Et comment oublier Bo, l’aîné d’une fratrie de survivalistes menée par Viggo Mortensen dans Captain Fantastic (2016) présenté l’année passée au Festival Sundance ainsi qu’à Cannes? Dans cette fable anti-capitaliste, George MacKay délivre une prestation poignante, mélange de naïveté et de mystère, avec cette force qu’il semble puiser dans les entrailles de la terre. «Si je dois passer ma vie à jouer au cinéma ou au théâtre, je veux me dévouer à des causes qui dépassent ma petite personne. J’aime les films qui offrent un commentaire sur la société.»
Fils d’une costumière et d’un intermittent du spectacle, George MacKay a 10 ans quand une directrice de casting lui propose de jouer dans Peter Pan (2003) de l’Australien P.J. Hogan. Il y inter- prète Cubby, l’un des enfants perdus qui accompagnent le héros sur l’île du pays imaginaire. Pendant huit mois, il se retrouve en Australie sur un faux bateau de pirate. Le rêve. «On était un groupe d’enfants de 10 à 11 ans. On passait nos journées à manier de fausses épées dans une fausse forêt, on faisait du trampoline, on allait à la plage. C’était magique.» Parce qu’il veut continuer à «s’amuser», l’ado MacKay fait l’acteur en marge de l’école, qui reste une priorité. Cet équilibre lui permet de garder les pieds sur terre (déjà) et de résister à cette pression qui broie parfois les plus jeunes. «Le cinéma n’a jamais dicté mon éducation, il l’a plutôt complétée grâce aux gens que j’ai rencontrés. Je ne me suis jamais pris la tête pour un film. Tout s’est fait très spontanément.»Sa rencontre clé, ce sera avec Eddie Marsan, lors du tournage d’un téléfilm. George a 19 ans. Au contact de cet acteur chevronné, il découvre que l’on peut «faire son métier sérieusement sans se prendre au sérieux». Mission accomplie: à Cannes, George MacKay passe pour un ange. «C’est l’un des lauréats les plus sympathiques que j’ai rencontrés en dixsept ans de Trophée Chopard!» loue Caroline Scheufele, coprésidente de la maison de joaillerie genevoise et membre du jury du Trophée. Un défaut tout de même? Non, assure Anya Taylor-Joy. «C’est la personne la plus gentille du monde. Pendant le tournage de Marrowbone, on s’envoyait tous les jours des chansons.»
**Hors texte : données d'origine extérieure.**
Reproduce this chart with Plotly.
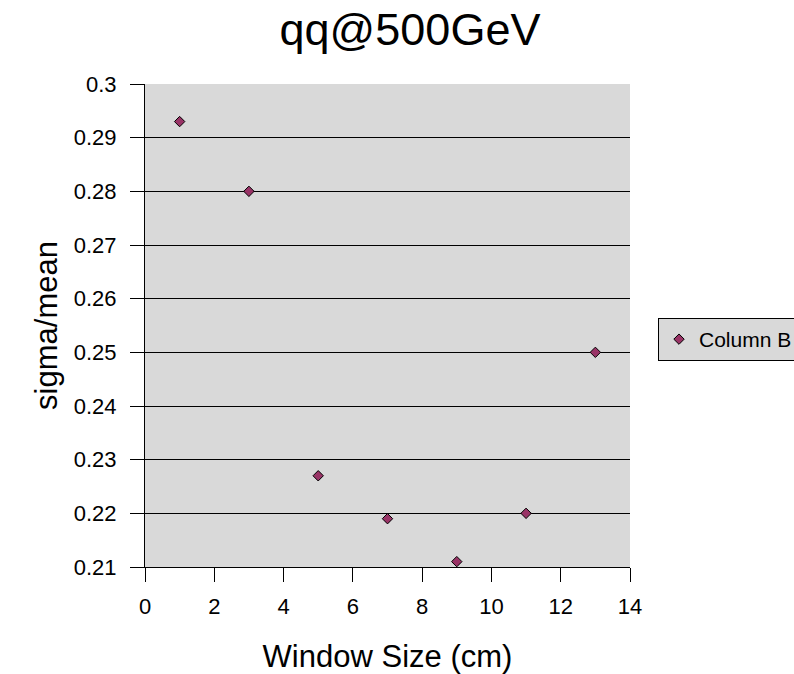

Gentil peut-être, mais pas naïf. «J’ai conscience qu’avec mes films, je passe d’une bulle à une autre. Ici par exemple, je vous parle de morale sociale, mais je le fais sur le toit d’un hôtel cinq étoiles à Cannes où l’on nous sert du champagne avec un buffet gratuit.» Et le jeune acteur d’évoquer Where Hands Touch, le film qu’il vient de tourner sous la direction de la Britannique Amma Asante. «Il s’agit d’une histoire d’amour qui se passe à Berlin en 1940. Je joue le rôle d’un officier SS qui tombe amoureux d’une jeune Allemande. Le film pose cette question fondamentale: à quel point notre personnalité et notre vie sont-elles déterminées par notre environnement? Peut-on se construire en tant qu’individu en dehors de la société qui nous entoure? C’est une question que je me pose souvent et ce film a permis de nourrir ma réflexion.»
Mais, au fait George, pourriez-vous être autre chose qu’un acteur? «Si j’en avais eu le talent, j’aurais voulu être un surfeur. Chevaucher de belles vagues, voyager dans de beaux endroits. Ça doit être la meilleure vie du monde.» La vôtre n’est pas mal non plus.